Не могу тут же, именно у гроба дорогого папочки, еще раз не вспомнить о роли мамы в моем воспитании. К этому воспоминанию меня нудит чувство беспредельной благодарности. Конфликты между мной и отцом грозили не раз принять довольно-таки уродливые формы. Я, начиненный идеями, характерными для XIX века, исполненный стремлением к свободе, принимая на веру все, чему учили те либеральные времена, я с негодованием относился ко всякого рода насилию, и особенно меня возмущало в папе то, что он в своей манере унаследовал от суровых николаевских времен. На типичного николаевского служаку, сухаря-формалиста наш мягкий, добрый, отзывчивый отец, разумеется, вовсе не был похож, но все же он верил, что какая-то дисциплина в воспитании детей необходима и что это можно достичь посредством часто напускной строгости. И вот, чем менее естественной, чем более напускной становилась в нем эта строгость, тем более бурные протесты она встречала во мне, доводя меня подчас и до весьма предосудительных слов и поступков. Тут мудрость и удивительная тактичность мамы подсказывала ей те приемы и те слова, благодаря которым бури стихали; в угоду ей, одинаково нами обожаемой, и я и папа смирялись, и жизнь, по крайней мере во внешних своих проявлениях, возвращалась к норме. Так это продолжалось до самой ее кончины, но к этому моменту, т. е. к моему совершеннолетию, я и сам уже успел расстаться с моими ребяческими причудами и гримасами, с моей мальчишеской фанаберией. Я уже начинал яснее различать в жизни мишуру от подлинно ценного. Тогда уже у меня открылись глаза на то, что представлял из себя по самому своему существу мой отец. Последние годы после смерти мамы между мной и им царил полный, никогда не прерывавшийся лад.
ГЛАВА 31
Последние месяцы в Париже
На похороны моего отца пришли все мои друзья, и в этой печальной обстановке произошло мое первое свидание с ними после разлуки в несколько месяцев и после выхода в свет первого номера «Мира искусства». На следующий же день после погребения я отправился к Сереже, продолжавшему жить в доме № 45 на Литейном проспекте, однако теперь это уже не была его личная квартира, а редакция нашего журнала. Тут я познакомился со всем редакционным бытом. Дима меня посвятил во всю кухню, каким образом пополняется портфель редакции, где и как «Мир искусства» печатается, как происходит корректура, как изготовляются специально для журнала фотографии и т. д. Из всего этого я понял, что он взял на себя всю грязную и наиболее скучную, но сколь необходимую часть работы — и это для того, чтобы кузен Сережа мог вполне развернуться и свободно проявлять свои творческие силы. Мне все это немало импонировало, а то, что уже во втором номере должны были пойти мои милые «Смолянки» Левицкого из Петергофского дворца, показалось мне залогом того, что в будущем наш журнал будет знакомить русское общество (а там и Европу) со всем тем, что у нас имеется самого прекрасного.

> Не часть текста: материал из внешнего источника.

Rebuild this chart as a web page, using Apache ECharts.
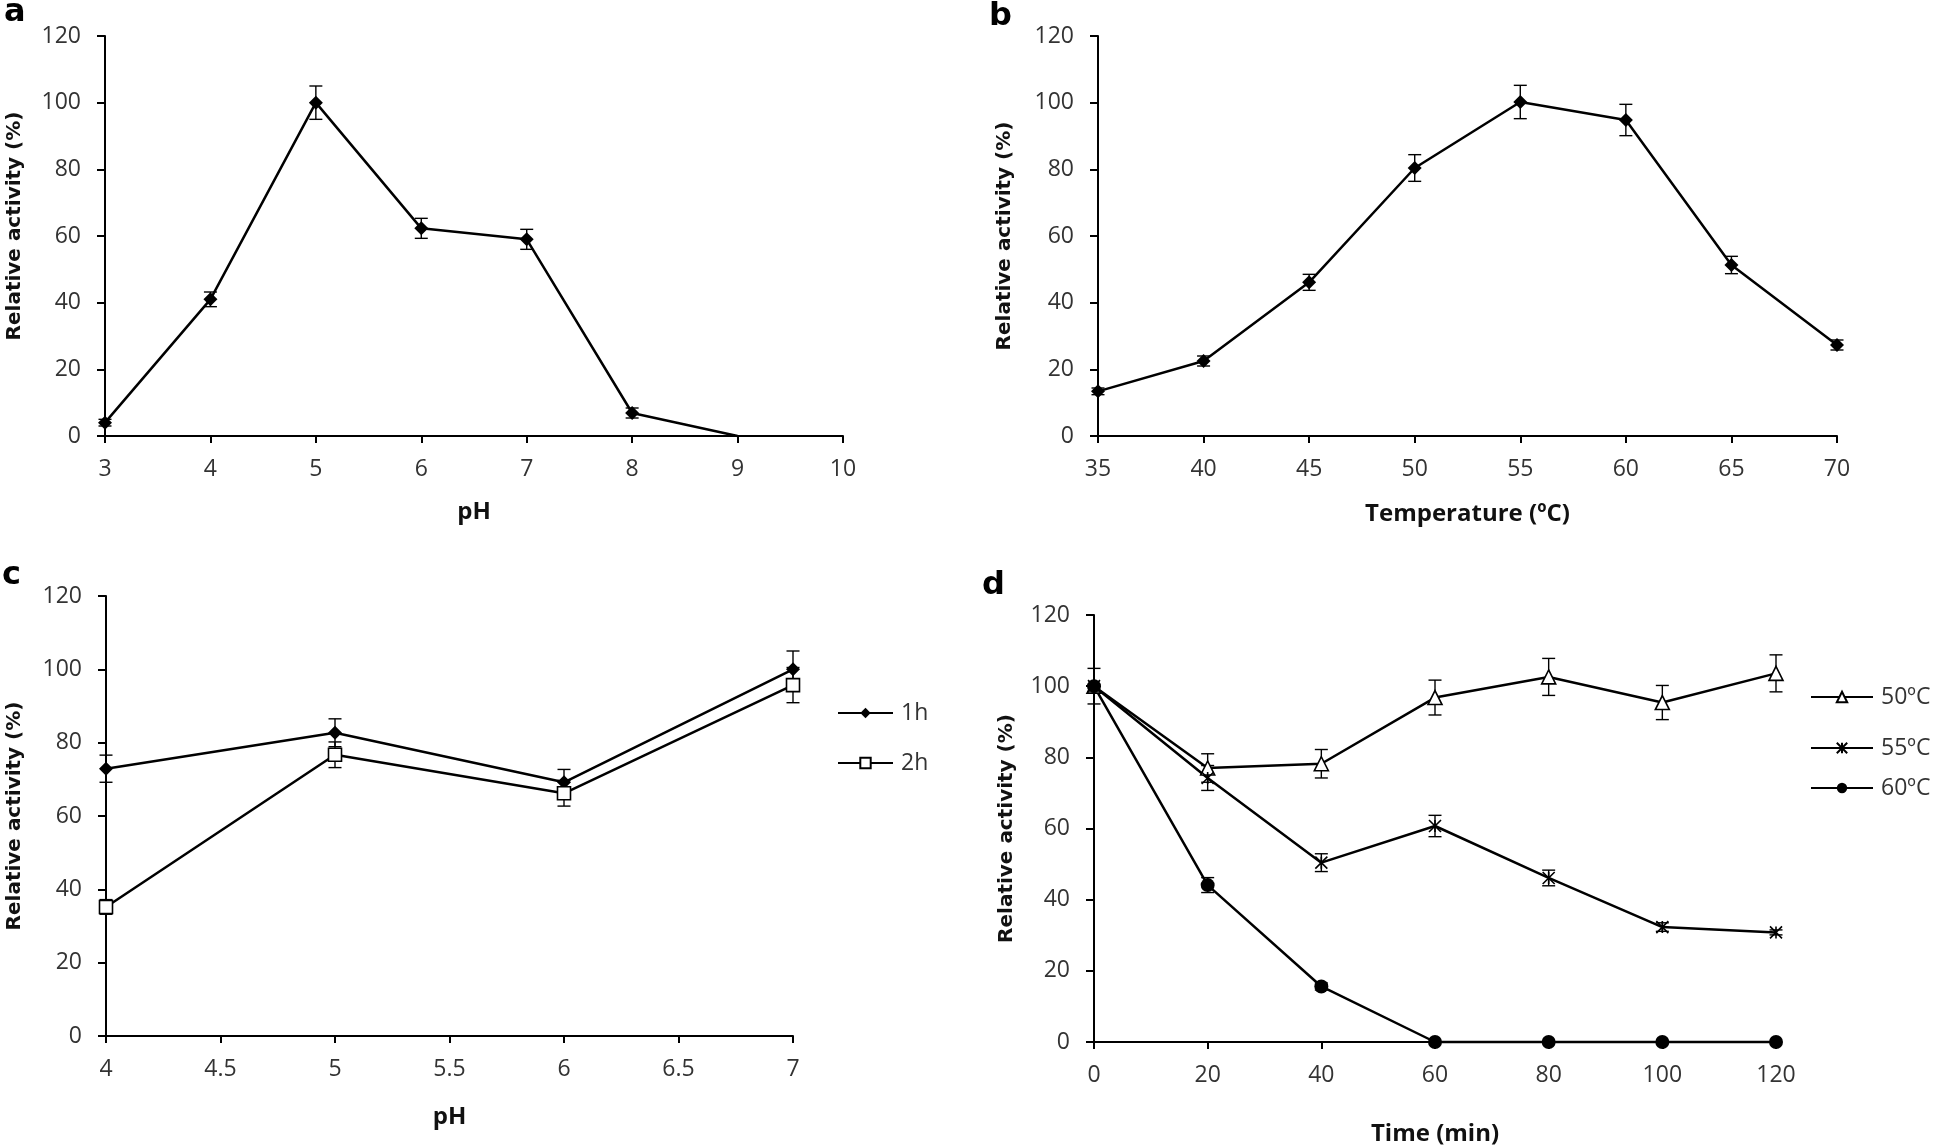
<!DOCTYPE html>
<html>
<head>
<meta charset="utf-8">
<script src="https://cdn.jsdelivr.net/npm/echarts@6/dist/echarts.min.js"></script>
<style>
html,body{margin:0;padding:0;background:#fff;}
#chart{width:1960px;height:1147px;}
</style>
</head>
<body>
<div id="chart"></div>
<script>
// ---------- Data ----------
// Panel a: pH optimum
const phA = [3, 4, 5, 6, 7, 8, 9];
const actA = [4, 41, 100, 62.3, 59, 6.9, 0];
const errA = [1, 2.2, 5, 3, 3, 1.5, 0];

// Panel b: temperature optimum
const tempB = [35, 40, 45, 50, 55, 60, 65, 70];
const actB = [13.4, 22.5, 46.1, 80.4, 100.2, 94.8, 51.3, 27.3];
const errB = [1, 1.5, 2.4, 4, 5, 4.7, 2.6, 1.5];

// Panel c: pH stability
const phC = [4, 5, 6, 7];
const act1h = [72.9, 82.7, 69.2, 100];
const err1h = [3.7, 3.8, 3.5, 5];
const act2h = [35.2, 76.7, 66.2, 95.7];
const err2h = [2, 3.5, 3.5, 4.8];

// Panel d: thermal stability
const timeD = [0, 20, 40, 60, 80, 100, 120];
const act50 = [100, 77, 78.2, 96.8, 102.6, 95.4, 103.6];
const err50 = [5, 4, 4, 4.9, 5.2, 4.8, 5.2];
const act55 = [100, 74.2, 50.4, 60.7, 46.1, 32.3, 30.8];
const err55 = [0, 3.5, 2.5, 3, 2.2, 1.2, 0.7];
const act60 = [100, 44.1, 15.6, 0, 0, 0, 0];
const err60 = [0, 2.1, 1, 0, 0, 0, 0];

const yTicks = {min: 0, max: 120, interval: 20};
const seriesNamesC = ['1h', '2h'];
const seriesNamesD = ['50ºC', '55ºC', '60ºC'];

// ---------- Helpers ----------
const pts = (xs, ys) => xs.map((x, i) => [x, ys[i]]);
const errData = (xs, ys, es) => xs.map((x, i) => [x, ys[i] - es[i], ys[i] + es[i]]).filter((d, i) => es[i] > 0);

const tickFont = {fontFamily: 'Open Sans', fontSize: 23, color: '#333'};
const yNameStyle = {fontFamily: 'DejaVu Sans', fontWeight: 'bold', fontSize: 20, color: '#111'};
const xNameStyle = {fontFamily: 'Open Sans', fontWeight: 'bold', fontSize: 24, color: '#111'};

function xAxisCfg(idx, min, max, interval, name, gap) {
  return {
    type: 'value', gridIndex: idx, min: min, max: max, interval: interval,
    name: name, nameLocation: 'middle', nameGap: gap, nameTextStyle: xNameStyle,
    axisLine: {show: true, onZero: false, lineStyle: {color: '#000', width: 2}},
    axisTick: {show: true, length: 7, lineStyle: {color: '#000', width: 2}},
    axisLabel: Object.assign({margin: 22}, tickFont),
    splitLine: {show: false}
  };
}
function yAxisCfg(idx, gap, pad) {
  return Object.assign({
    type: 'value', gridIndex: idx,
    name: 'Relative activity (%)', nameLocation: 'middle', nameGap: gap,
    nameTextStyle: Object.assign({padding: pad || 0}, yNameStyle),
    axisLine: {show: true, onZero: false, lineStyle: {color: '#000', width: 2}},
    axisTick: {show: true, length: 8, lineStyle: {color: '#000', width: 2}},
    axisLabel: Object.assign({margin: 24}, tickFont),
    splitLine: {show: false}
  }, yTicks);
}

function errorSeries(idx, data) {
  return {
    type: 'custom', xAxisIndex: idx, yAxisIndex: idx, data: data, clip: false, z: 3,
    encode: {x: 0, y: [1, 2]}, silent: true,
    renderItem: function (params, api) {
      const x = api.value(0);
      const lo = api.coord([x, api.value(1)]);
      const hi = api.coord([x, api.value(2)]);
      const w = 6.5;
      const st = {stroke: '#000', lineWidth: 1.4};
      return {type: 'group', children: [
        {type: 'line', shape: {x1: hi[0], y1: hi[1], x2: lo[0], y2: lo[1]}, style: st},
        {type: 'line', shape: {x1: hi[0] - w, y1: hi[1], x2: hi[0] + w, y2: hi[1]}, style: st},
        {type: 'line', shape: {x1: lo[0] - w, y1: lo[1], x2: lo[0] + w, y2: lo[1]}, style: st}
      ]};
    }
  };
}

function lineSeries(idx, name, data, symbol, size, fill) {
  return {
    type: 'line', name: name, xAxisIndex: idx, yAxisIndex: idx, data: data,
    symbol: symbol, symbolSize: size, clip: false, z: 4,
    showAllSymbol: true,
    lineStyle: {color: '#000', width: 2.5},
    itemStyle: {color: fill, borderColor: '#000', borderWidth: fill === '#000' ? 0 : 1.6},
    emphasis: {disabled: true}
  };
}

const starPath = 'path://M0,0L10,10M10,0L0,10M5,0L5,10';

// panel a data with no marker on final zero point
const dataA = pts(phA, actA).map((p, i) => i === phA.length - 1 ? {value: p, symbol: 'none'} : p);

function legendCfg(name, left, centerY, w) {
  return {
    data: [name], orient: 'vertical', left: left, top: centerY - 12, padding: 0,
    itemWidth: w, itemHeight: 13, itemGap: 0, selectedMode: false,
    textStyle: {fontFamily: 'Open Sans', fontSize: 23, color: '#333', lineHeight: 24, padding: [0, 0, 0, 3]}
  };
}

const option = {
  animation: false,
  backgroundColor: '#fff',
  grid: [
    {left: 105, top: 36, width: 738, height: 400},
    {left: 1098, top: 36, width: 739, height: 400},
    {left: 106, top: 596, width: 687, height: 440},
    {left: 1094, top: 615, width: 682, height: 431}
  ],
  xAxis: [
    xAxisCfg(0, 3, 10, 1, 'pH', 64),
    xAxisCfg(1, 35, 70, 5, 'Temperature (ºC)', 66),
    xAxisCfg(2, 4, 7, 0.5, 'pH', 69),
    xAxisCfg(3, 0, 120, 20, 'Time (min)', 80)
  ],
  yAxis: [
    yAxisCfg(0, 80, [0, 0, 0, 20]),
    yAxisCfg(1, 83),
    yAxisCfg(2, 81),
    yAxisCfg(3, 77)
  ],
  legend: [
    legendCfg('1h', 837, 713, 55),
    legendCfg('2h', 837, 763, 55),
    legendCfg('50ºC', 1810, 697, 62),
    legendCfg('55ºC', 1810, 748, 62),
    legendCfg('60ºC', 1810, 788, 62)
  ],
  graphic: [
    {type: 'text', style: {text: 'a', x: 4, y: 13, font: 'bold 32px "DejaVu Sans"', fill: '#000', verticalAlign: 'middle'}},
    {type: 'text', style: {text: 'b', x: 989, y: 17, font: 'bold 32px "DejaVu Sans"', fill: '#000', verticalAlign: 'middle'}},
    {type: 'text', style: {text: 'c', x: 2, y: 576, font: 'bold 32px "DejaVu Sans"', fill: '#000', verticalAlign: 'middle'}},
    {type: 'text', style: {text: 'd', x: 982, y: 586, font: 'bold 32px "DejaVu Sans"', fill: '#000', verticalAlign: 'middle'}}
  ],
  series: [
    lineSeries(0, 'pH activity', dataA, 'diamond', 14, '#000'),
    errorSeries(0, errData(phA, actA, errA)),

    lineSeries(1, 'Temp activity', pts(tempB, actB), 'diamond', 14, '#000'),
    errorSeries(1, errData(tempB, actB, errB)),

    lineSeries(2, seriesNamesC[0], pts(phC, act1h), 'diamond', 14, '#000'),
    errorSeries(2, errData(phC, act1h, err1h)),
    lineSeries(2, seriesNamesC[1], pts(phC, act2h), 'rect', 13, '#fff'),
    errorSeries(2, errData(phC, act2h, err2h)),

    lineSeries(3, seriesNamesD[0], pts(timeD, act50), 'triangle', 14, '#fff'),
    errorSeries(3, errData(timeD, act50, err50)),
    lineSeries(3, seriesNamesD[1], pts(timeD, act55), starPath, 12, 'none'),
    errorSeries(3, errData(timeD, act55, err55)),
    lineSeries(3, seriesNamesD[2], pts(timeD, act60), 'circle', 14, '#000'),
    errorSeries(3, errData(timeD, act60, err60))
  ]
};

const chart = echarts.init(document.getElementById('chart'), null, {renderer: 'canvas'});
chart.setOption(option);
</script>
</body>
</html>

Однако во второе мое посещение редакции, на следующий день, когда все наиболее жгучие темы были исчерпаны и когда я уже счел себя каким-то членом редакционного комитета и только стремился скорее взяться за работу (на первых порах хотя бы только в качестве заграничного корреспондента), между мной и друзьями произошла серьезная размолвка. На мой вопрос, когда они думают поместить присланную мною из Парижа статью о жанровой живописи, я из разных недоговорок и хитрений понял, что они вообще помещать ее не намерены. Против ее помещения были не только Дима и под его влиянием Сережа, но и все прочие, т. е. Нувель, Бакст и Нурок. Выходило, что я не сумел угадать основной дух журнала и что моя статья могла бы прозвучать в нем как нежелательный диссонанс.
Теперь после стольких лет я и сам нахожу, что, в сущности, они были правы, что моя статья была просто преждевременной и до известной степени нетактичной. Журнал выступал как поборник чистого искусства, а своими врагами он считал в первую голову всесильных в те дни, официально признанных передвижников (Академия художеств после своей недавней реформы была передана передвижникам с типичным жанристом Вл. Маковским во главе), — между тем, моя статья могла сойти за превозношение как раз того, чему себя посвящали наиболее характерные и видные представители общества Передвижных выставок. Другое дело, если бы посредством ряда статей мы постепенно подготовили бы почву, приучили наших читателей к нашей широкоохватывающей свободе, допускавшей сосуществование на Парнасе всего, что только отмечено печатью даровитости, что содержит в себе живую искру. Без такой подготовки моя статья должна была вызвать недоумение среди единомышленников и полное недоразумение во всем художественном мире. Все это, повторяю, я впоследствии отлично понял, но тогда я был главным образом возмущен фактом, что мои товарищи (а в некотором отношении ученики) дерзают перечить моим директивам, вместо того, чтоб с благодарностью принять мой вклад. Я даже не пробовал спорить, а потребовал, чтоб статья была бы мне возвращена, причем я тут же про себя решил, что участвовать в журнале не стану. Свою досаду я скрыл и продолжал бывать чуть ли не каждый вечер у Сережи, но, вернувшись к себе в Париж, я оттуда написал письмо, в котором, не объявляя форменной войны и продолжая считать своих друзей за таковых, предупреждал, что они в дальнейшем на мое сотрудничество не должны рассчитывать.